Strasburg is allowing a .360 batting average in the first inning compared to a .186 average otherwise. Manager Davey Johnson says it's about getting the ball down and trusting his stuff. It's amazing to think that even a dominator like Strasburg has trouble doing that at times.
The heat's on: Mariners manager Eric Wedge let his team have it at the end of a 1-5 trip playing against the Rangers and Astros.
"I felt like there were some points in time where we didn't put up the types of at-bats you like to see," Wedge said. "I still feel good about a couple of these guys. I think they're headed in the right direction. That's the positives. … There are some good things to pull from this, but overall when you get beat like that, when you have a chance to win a series, it's just something we have to do a lot better with."
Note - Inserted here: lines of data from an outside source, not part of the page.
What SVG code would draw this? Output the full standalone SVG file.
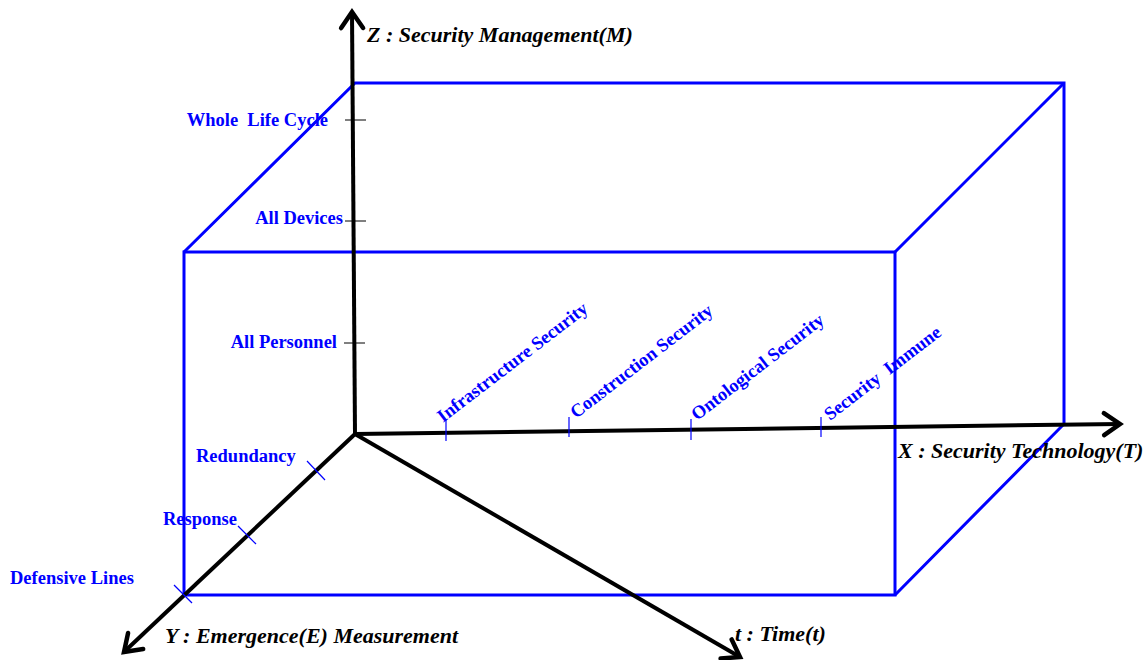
<svg xmlns="http://www.w3.org/2000/svg" width="1148" height="660" viewBox="0 0 1148 660">
<style>
.box{fill:none;stroke:#0000ff;stroke-width:3;stroke-linejoin:miter}
.axis{fill:none;stroke:#000;stroke-width:4}
.tickk{stroke:#000;stroke-width:1}
.tickb{stroke:#0000ff;stroke-width:1.2}
.lab{font-family:"Liberation Serif",serif;font-weight:bold;font-size:18.5px;fill:#0000ff}
.ax{font-family:"Liberation Serif",serif;font-weight:bold;font-style:italic;font-size:22px;fill:#000}
</style>
<defs>
<marker id="arr" markerUnits="userSpaceOnUse" markerWidth="30" markerHeight="30" viewBox="-20 -15 30 30" refX="0" refY="0" orient="auto">
<path d="M-16,-11 L0,0 L-16,11" fill="none" stroke="#000" stroke-width="4.5" stroke-linecap="round" stroke-linejoin="miter"/>
</marker>
</defs>
<g id="box">
<rect class="box" x="184" y="252" width="711" height="343"/>
<polyline class="box" points="184,252 355,83 1064,83 1064,424 895,595"/>
<line class="box" x1="895" y1="252" x2="1064" y2="83"/>
</g>
<g id="connectors">
<line class="axis" x1="355" y1="434" x2="352" y2="12" marker-end="url(#arr)"/>
<line class="axis" x1="355" y1="434" x2="1120" y2="424" marker-end="url(#arr)"/>
<line class="axis" x1="355" y1="434" x2="124" y2="652" marker-end="url(#arr)"/>
<line class="axis" x1="355" y1="434" x2="740" y2="657" marker-end="url(#arr)"/>
</g>
<g id="z-ticks">
<line class="tickk" x1="345" y1="120" x2="366" y2="120"/>
<line class="tickk" x1="345" y1="221" x2="366" y2="221"/>
<line class="tickk" x1="344" y1="343" x2="365" y2="343"/>
<text class="lab" x="328" y="126" text-anchor="end" xml:space="preserve">Whole  Life Cycle</text>
<text class="lab" x="343" y="224" text-anchor="end">All Devices</text>
<text class="lab" x="337" y="348" text-anchor="end">All Personnel</text>
</g>
<g id="y-ticks">
<line class="tickb" x1="307" y1="461" x2="325" y2="480"/>
<line class="tickb" x1="238" y1="526" x2="256" y2="544"/>
<line class="tickb" x1="174" y1="585" x2="192" y2="603"/>
<text class="lab" x="196" y="462">Redundancy</text>
<text class="lab" x="163" y="525">Response</text>
<text class="lab" x="10" y="584">Defensive Lines</text>
</g>
<g id="x-ticks">
<line class="tickb" x1="446" y1="420" x2="446" y2="441"/>
<line class="tickb" x1="569" y1="417" x2="569" y2="437"/>
<line class="tickb" x1="691" y1="419" x2="691" y2="440"/>
<line class="tickb" x1="821" y1="417" x2="821" y2="437"/>
<text class="lab" transform="translate(443,423) rotate(-37.5)">Infrastructure Security</text>
<text class="lab" transform="translate(576,419) rotate(-37.5)">Construction Security</text>
<text class="lab" transform="translate(697,421) rotate(-37.5)">Ontological Security</text>
<text class="lab" transform="translate(830,421) rotate(-37.5)" xml:space="preserve">Security  Immune</text>
</g>
<g id="axis-labels">
<text class="ax" x="367" y="42">Z : Security Management(M)</text>
<text class="ax" x="898" y="458">X : Security Technology(T)</text>
<text class="ax" x="165" y="643">Y : Emergence(E) Measurement</text>
<text class="ax" x="735" y="641">t : Time(t)</text>
</g>
</svg>
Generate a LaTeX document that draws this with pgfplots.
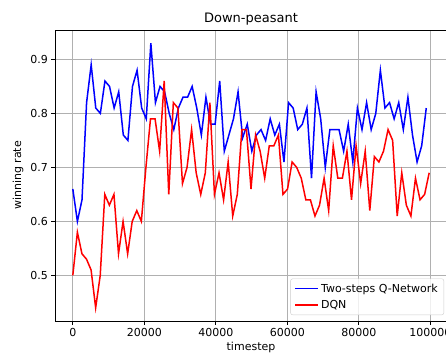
\documentclass[border=0pt]{standalone}
\usepackage{fontspec}
\setmainfont{DejaVu Sans}
\usepackage{pgfplots}
\pgfplotsset{compat=1.18}
\definecolor{gridgray}{HTML}{B0B0B0}
\definecolor{legframe}{HTML}{CCCCCC}
\begin{document}
\begin{tikzpicture}[x=1pt,y=1pt]
\begin{axis}[
  at={(55pt,33pt)}, anchor=south west,
  scale only axis, width=392pt, height=291pt,
  xmin=-4984, xmax=104668, ymin=0.4155, ymax=0.9545,
  xtick={0,20000,40000,60000,80000,100000},
  ytick={0.5,0.6,0.7,0.8,0.9},
  yticklabels={0.5,0.6,0.7,0.8,0.9},
  xticklabels={0,20000,40000,60000,80000,100000},
  scaled x ticks=false, scaled y ticks=false,
  tick pos=left, tick align=outside,
  major tick length=3.5pt,
  every tick/.style={black, line width=0.8pt},
  axis line style={black, line width=0.8pt},
  grid=major, grid style={gridgray, line width=0.8pt},
  /pgf/number format/assume math mode=true,
  ticklabel style={font=\fontsize{11}{13}\selectfont},
  title={Down-peasant},
  title style={at={(axis description cs:0.5,1)}, anchor=base, yshift=1.3pt, font=\fontsize{13}{15}\selectfont},
  xlabel={timestep},
  xlabel style={at={(axis description cs:0.5,0)}, anchor=base, yshift=-29.5pt, font=\fontsize{11}{13}\selectfont},
  ylabel={winning rate},
  ylabel style={at={(axis description cs:-0.0944,0.5)}, anchor=center, font=\fontsize{11}{13}\selectfont},
  legend style={at={(axis description cs:1,0)}, anchor=south east, xshift=-3pt, yshift=6pt,
    draw=legframe, fill=white, fill opacity=0.8, text opacity=1, rounded corners=2pt,
    font=\fontsize{11}{13}\selectfont, row sep=2.5pt, inner xsep=4pt, inner ysep=3pt},
  legend cell align=left,
  legend image post style={line width=1.5pt},
  legend image code/.code={\draw[#1] (0pt,0pt) -- (23pt,0pt);},
]
\addplot[blue, line width=1.5pt] coordinates {
(0,0.66) (1284,0.60) (2568,0.64) (3852,0.82) (5136,0.89) (6420,0.81) (7704,0.80) (8988,0.86)
(10272,0.85) (11556,0.81) (12840,0.84) (14124,0.76) (15408,0.75) (16692,0.85) (17976,0.88) (19260,0.81)
(20544,0.79) (21828,0.93) (23112,0.82) (24396,0.85) (25680,0.84) (26964,0.80) (28248,0.77) (29532,0.81)
(30816,0.83) (32100,0.83) (33384,0.85) (34668,0.81) (35952,0.76) (37236,0.83) (38520,0.78) (39804,0.78)
(41088,0.86) (42372,0.73) (43656,0.76) (44940,0.79) (46224,0.84) (47508,0.755) (48792,0.78) (50076,0.73)
(51360,0.76) (52644,0.77) (53928,0.75) (55212,0.79) (56496,0.76) (57780,0.78) (59064,0.71) (60348,0.82)
(61632,0.81) (62916,0.77) (64200,0.78) (65484,0.81) (66768,0.68) (68052,0.84) (69336,0.79) (70620,0.70)
(71904,0.77) (73188,0.77) (74472,0.77) (75756,0.73) (77040,0.78) (78324,0.71) (79608,0.81) (80892,0.77)
(82176,0.82) (83460,0.77) (84744,0.80) (86028,0.88) (87312,0.81) (88596,0.82) (89880,0.79) (91164,0.82)
(92448,0.77) (93732,0.83) (95016,0.76) (96300,0.71) (97584,0.74) (98868,0.81)
};
\addlegendentry{Two-steps Q-Network}
\addplot[red, line width=1.5pt] coordinates {
(0,0.50) (1278,0.58) (2556,0.54) (3834,0.53) (5112,0.51) (6390,0.44) (7668,0.50) (8946,0.65)
(10224,0.63) (11502,0.65) (12780,0.54) (14058,0.60) (15336,0.54) (16614,0.60) (17892,0.62) (19170,0.60)
(20448,0.70) (21726,0.79) (23004,0.79) (24282,0.73) (25560,0.86) (26838,0.65) (28116,0.82) (29394,0.81)
(30672,0.67) (31950,0.70) (33228,0.77) (34506,0.69) (35784,0.65) (37062,0.69) (38340,0.82) (39618,0.65)
(40896,0.69) (42174,0.64) (43452,0.71) (44730,0.61) (46008,0.65) (47286,0.77) (48564,0.77) (49842,0.66)
(51120,0.76) (52398,0.73) (53676,0.68) (54954,0.74) (56232,0.74) (57510,0.76) (58788,0.65) (60066,0.66)
(61344,0.71) (62622,0.70) (63900,0.68) (65178,0.64) (66456,0.64) (67734,0.61) (69012,0.63) (70290,0.68)
(71568,0.62) (72846,0.74) (74124,0.68) (75402,0.68) (76680,0.73) (77958,0.64) (79236,0.74) (80514,0.67)
(81792,0.73) (83070,0.62) (84348,0.72) (85626,0.71) (86904,0.73) (88182,0.77) (89460,0.75) (90738,0.61)
(92016,0.69) (93294,0.63) (94572,0.61) (95850,0.68) (97128,0.64) (98406,0.65) (99684,0.69)
};
\addlegendentry{DQN}
\end{axis}
\pgfresetboundingbox
\path[use as bounding box] (0pt,0pt) rectangle (446pt,354pt);
\end{tikzpicture}
\end{document}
The Mariners have found two of their operating theories flawed. They expected to score more runs after adding Michael Morse, Kendrys Morales and Raul Ibanez, and they thought they would benefit from a heavy diet of games against the lowly Astros, who moved from the NL Central to the AL West.
In their first 23 games, they were hitting .228 and barely averaging three runs. They lost four of their first six to Houston, scoring more than three runs only twice.
Wedge benched Brendan Ryan, going to .233 career hitter Robert Andino as his regular shortstop. The bigger question than how much difference this will make is how much time Mariners ownership will give general manager Jack Zduriencik and Wedge to get things turned around.